The letter, seen by The Guardian, is said to follow follows a series of tweets sent by Dudley while on a skiing holiday in the USA over Christmas, in which he referred to “an epidemic of rough sleeping and vagrancy in Windsor”.

He tweeted that he would write to Thames Valley police “asking them to focus on dealing with this before the #RoyalWedding”.

Dudley’s letter, dated 2 January and addressed to Anthony Stansfield, the police and crime commissioner for Thames Valley, thanks the police for protecting the community and lists the council’s support services for vulnerable residents, including an emergency night shelter, a drug and alcohol support

“Homelessness is completely unacceptable in a compassionate community such as ours,” he says.

He goes on to say that the council has evidence that “a large number of adults that are begging in Windsor are not in fact homeless, and if they are homeless they are choosing to reject all support services … In the case of homelessness amongst this group, it is therefore a voluntary choice.”

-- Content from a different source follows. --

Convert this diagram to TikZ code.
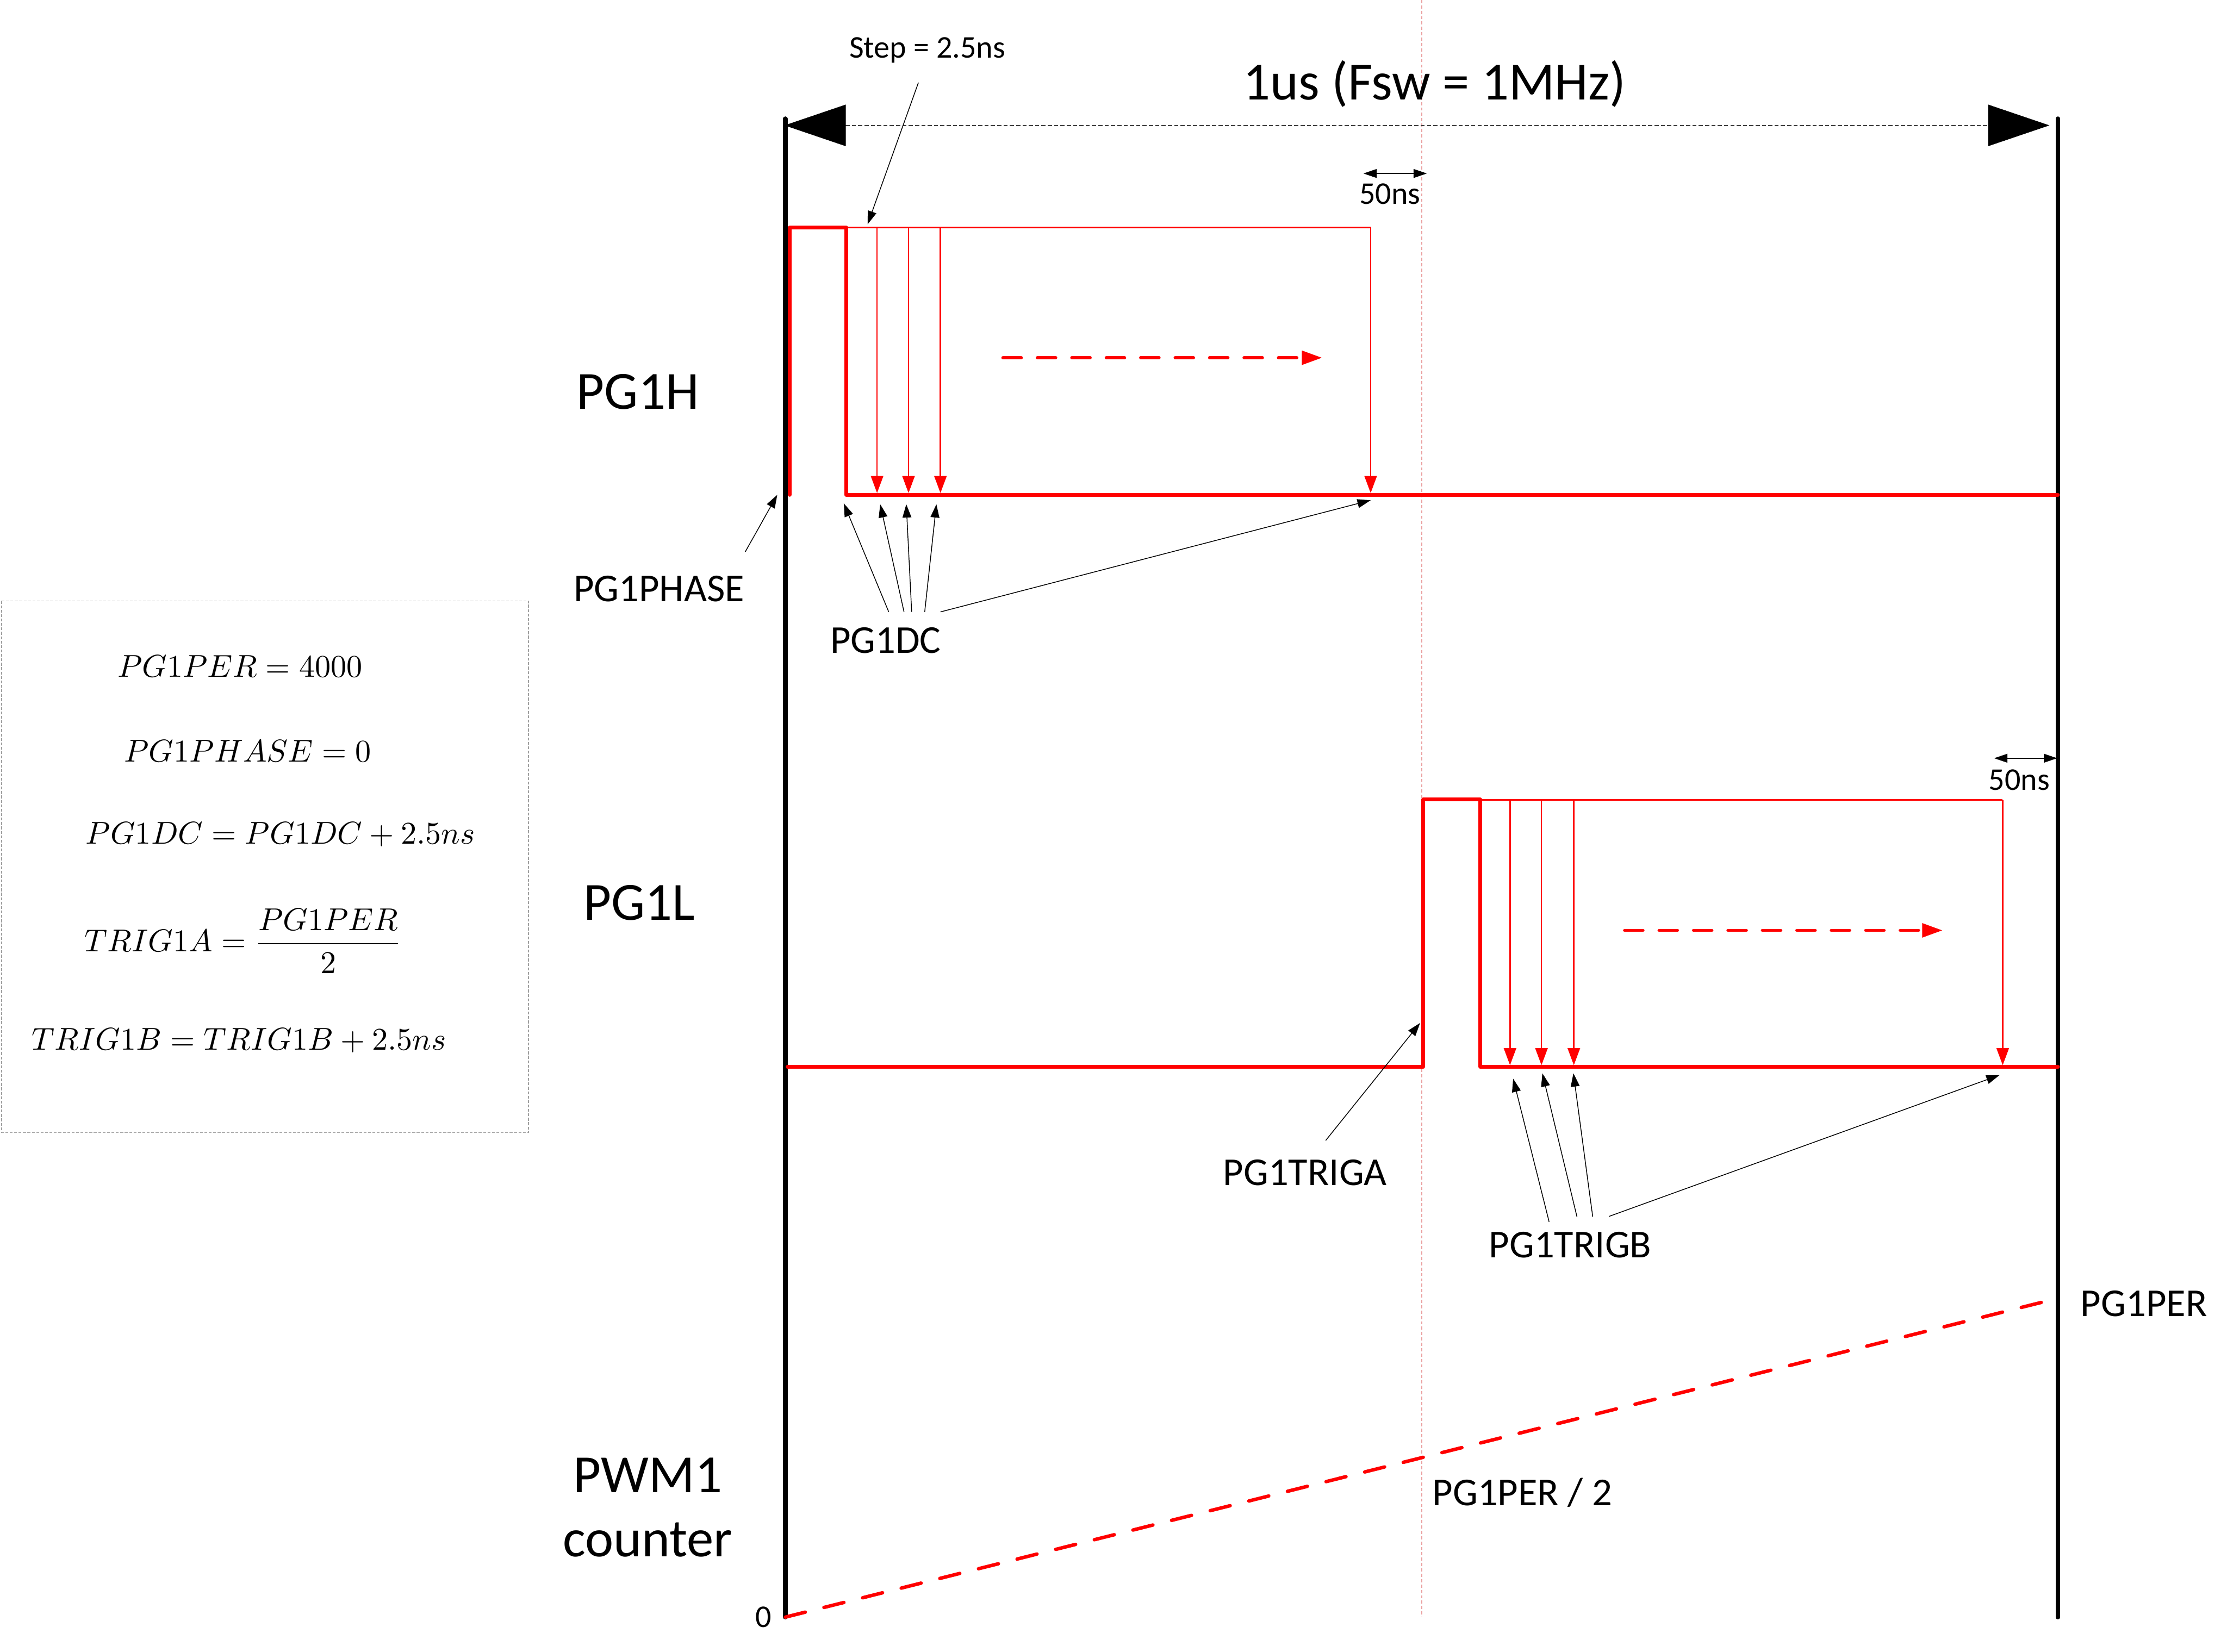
\documentclass[tikz,border=0pt]{standalone}
\usepackage[no-math]{fontspec}
\setmainfont{Carlito}
\usetikzlibrary{arrows.meta, positioning, calc}
\definecolor{pwmred}{HTML}{FF0000}
\definecolor{dimgray}{HTML}{404040}
\definecolor{boxgray}{HTML}{A0A0A0}
\definecolor{midpink}{HTML}{EBA0A0}

\begin{document}
\begin{tikzpicture}[
    x=0.05mm, y=-0.05mm,
    axis/.style={line width=1.4pt, line cap=round},
    wave/.style={pwmred, line width=1.2pt, line join=round, line cap=round},
    thinwave/.style={pwmred, line width=0.45pt},
    stepline/.style={pwmred, line width=0.45pt, -{Triangle[length=5.4pt, width=3.9pt]}},
    sweep/.style={pwmred, line width=1pt, line cap=round, dash pattern=on 5.8pt off 5.1pt, -{Triangle[length=6.4pt, width=4.3pt]}},
    ramp/.style={pwmred, line width=1.1pt, line cap=round, dash pattern=on 6.5pt off 6.1pt},
    pointer/.style={line width=0.25pt, -{Triangle[length=4.2pt, width=2.8pt]}},
    span/.style={line width=0.25pt, {Triangle[length=4.2pt, width=2.8pt]}-{Triangle[length=4.2pt, width=2.8pt]}},
    big/.style={font=\fontsize{17}{20}\selectfont, anchor=base, inner sep=3pt},
    lbl/.style={font=\fontsize{12.5}{15}\selectfont, anchor=base, inner sep=3pt},
    small/.style={font=\fontsize{10}{12}\selectfont, anchor=base, inner sep=3pt},
    eq/.style={font=\fontsize{10}{12}\selectfont, anchor=base, inner sep=3pt}
  ]
  \useasboundingbox (0,0) rectangle (4954,3675);

  % half period marker
  \draw[midpink, line width=0.4pt, dash pattern=on 1pt off 0.7pt] (3163,0) -- (3163,3598);

  % period borders
  \draw[axis] (1747,264) -- (1747,3598);
  \draw[axis] (4578,264) -- (4578,3598);

  % period
  \draw[dimgray, line width=0.3pt, dash pattern=on 1.3pt off 0.7pt,
    {Triangle[length=19.4pt, width=13.1pt, color=black]}-{Triangle[length=19.4pt, width=13.1pt, color=black]}]
    (1745,279) -- (4559,279);
  \node[big] (period) at (3191,222) {1us (Fsw = 1MHz)};

  % signal names
  \node[big] (pghlbl) at (1419,910) {PG1H};
  \node[big] (pgllbl) at (1422,2047) {PG1L};
  \node[big] (pwmlbl) at (1441,3320) {PWM1};
  \node[big] (cntlbl) at (1441,3463) {counter};

  % PG1H
  \draw[wave] (1757,1101) -- (1757,506) -- (1882,506) -- (1882,1101) -- (4578,1101);
  \draw[thinwave] (1882,506) -- (3049,506);
  \foreach \x in {1951,2021,2092,3049}
    \draw[stepline] (\x,506) -- (\x,1097);
  \draw[sweep] (2231,796) -- (2941,796);

  \node[small] (steplbl) at (2063,129) {Step = 2.5ns};
  \coordinate (step) at (1930,499);
  \draw[pointer] ($(steplbl.south)+(-20,21)$) -- (step);

  \coordinate (nsAl) at (3033,386);
  \coordinate (nsAr) at (3174,386);
  \draw[span] (nsAl) -- (nsAr);
  \node[small] (nsAlbl) at (3092,454) {50ns};

  \node[lbl] (phaselbl) at (1466,1338) {PG1PHASE};
  \coordinate (phase) at (1729,1101);
  \draw[pointer] ($(phaselbl.north)+(192,-31)$) -- (phase);

  \node[lbl] (dclbl) at (1970,1453) {PG1DC};
  \foreach \n/\x/\y in {0/1877/1120, 1/1958/1122, 2/2016/1122, 3/2083/1122, 4/3049/1113}
    \coordinate (dc\n) at (\x,\y);
  \foreach \n/\dx in {0/7, 1/41, 2/58, 3/87, 4/122}
    \draw[pointer] ($(dclbl.north)+(\dx,-12)$) -- (dc\n);

  % PG1L
  \draw[wave] (1752,2374) -- (3166,2374) -- (3166,1779) -- (3293,1779) -- (3293,2374) -- (4578,2374);
  \draw[thinwave] (3293,1780) -- (4455,1780);
  \foreach \x in {3359,3429,3501,4455}
    \draw[stepline] (\x,1780) -- (\x,2370);
  \draw[sweep] (3614,2070) -- (4321,2070);

  \coordinate (nsBl) at (4436,1687);
  \coordinate (nsBr) at (4576,1687);
  \draw[span] (nsBl) -- (nsBr);
  \node[small] (nsBlbl) at (4492,1758) {50ns};

  \node[lbl] (trigalbl) at (2903,2637) {PG1TRIGA};
  \coordinate (triga) at (3159,2276);
  \draw[pointer] ($(trigalbl.north)+(46,-20)$) -- (triga);

  \node[lbl] (trigblbl) at (3493,2798) {PG1TRIGB};
  \foreach \n/\x/\y in {0/3366/2400, 1/3431/2388, 2/3500/2388, 3/4448/2392}
    \coordinate (tb\n) at (\x,\y);
  \foreach \n/\dx/\dy in {0/-47/0, 1/15/-11, 2/50/-11, 3/86/-12}
    \draw[pointer] ($(trigblbl.north)+(\dx,\dy)$) -- (tb\n);

  % PWM1 counter
  \coordinate (cnt0) at (1747,3598);
  \coordinate (cntper) at (4580,2888);
  \draw[ramp] (cnt0) -- (cntper);
  \node[lbl, anchor=base west] (perlbl) at (4606,2929) {PG1PER};
  \node[lbl, anchor=base west] (halflbl) at (3164,3350) {PG1PER / 2};
  \node[small, anchor=base east] (zerolbl) at (1739,3620) {0};

  % register settings
  \draw[boxgray, line width=0.3pt, dash pattern=on 0.9pt off 0.5pt] (4,1337) rectangle (1176,2520);
  \node[eq] (eqper) at (534,1507) {$PG1PER = 4000$};
  \node[eq] (eqphase) at (551,1695) {$PG1PHASE = 0$};
  \node[eq] (eqdc) at (624,1878) {$PG1DC = PG1DC + 2.5ns$};
  \node[eq] (eqtriga) at (541,2117) {$TRIG1A = \displaystyle\frac{PG1PER}{2}$};
  \node[eq] (eqtrigb) at (532,2336) {$TRIG1B = TRIG1B + 2.5ns$};
\end{tikzpicture}
\end{document}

Dudley also raised concerns about “the quantities of bags and detritus that those begging are accumulating and leaving on our pavements, at times unattended … this is a significant security concern, especially given the national importance of Windsor.

“Obviously, the level of tourist interest is set to multiply with the Royal Wedding in May 2018, and there are increased concerns from our residents about their safety. The whole situation also presents a beautiful town in a sadly unfavourable light.”

He suggests that Thames Valley police use their powers under existing laws – citing the 1824 Vagrancy Act and the 2014 Anti-Social Behaviour, Crime and Policing Act – “including implementing criminal behaviour orders for the numerous offenders”. The Vagrancy Act criminalises rough sleeping and begging.

Dudley’s letter is copied to Theresa May, who is MP for Maidenhead, and the home secretary, Amber Rudd.